The Jamaica Plain Neighborhood Council (JPNC) consists of 20 members: 5 at-large councilors, and five from three different geographical areas. Each council term runs for two years and the chair of the council is chosen by the other council members. Residents age 16 and older can be elected to the council, as can business owners and directors of nonprofit organizations within JP are also eligible.
The council serves as an "advocate and ombudsman for Jamaica Plain residents, organizations and business people," according to the JPNC's by-laws. The council works on issues relating to development, service delivery, youth affairs, as well as other matters brought to the council's attention that affect the JP community. There are four working committees: Public Service, Zoning, Housing & Development and Environment, Parks & Energy. The three council officers serve on each working committee and other committee members are chosen by the council.
It's important to note that the JPNC offers recommendations, resolutions and proposals to city officials, departments and other agencies. The council does not make laws or binding decisions.
The JPNC was formed by former Mayor Ray Flynn in 1985 and within two years it became an elected body, said current JPNC Chair Kevin Moloney to Jamaica Plain News.
Nomination papers will be available starting March 2nd at the Egleston, Connolly and Jamaica Plain branch libraries and Curtis Hall. At-Large councilors need to attain 50 signatures and area representatives need 25 signatures. Nomination papers are due by 5 pm on March 23rd at the Jamaica Plain Branch Library.
The April 28th election is being held all day at Stop & Shop, JP Licks and the Harvest Co-op. There will be a table setup at each location.

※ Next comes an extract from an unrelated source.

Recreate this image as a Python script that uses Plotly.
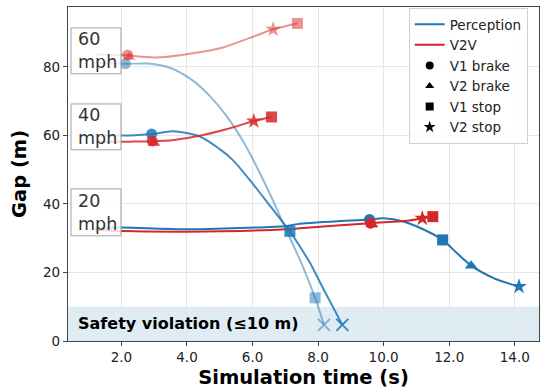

Eligible voters include all Jamaica Plain residents who are 16-years-old or older as of Election Day and listed on the city's most current list of residents or residents who can show proof of age, identify and residency, said Moloney. Proof of documentation includes, but is not limited to, a government-issued photo ID, a current-year report card with an envelope, a driver's permit, a birth certificate, a piece of mail from a utility company or government agency or a document showing residency in an area shelter or similar facility.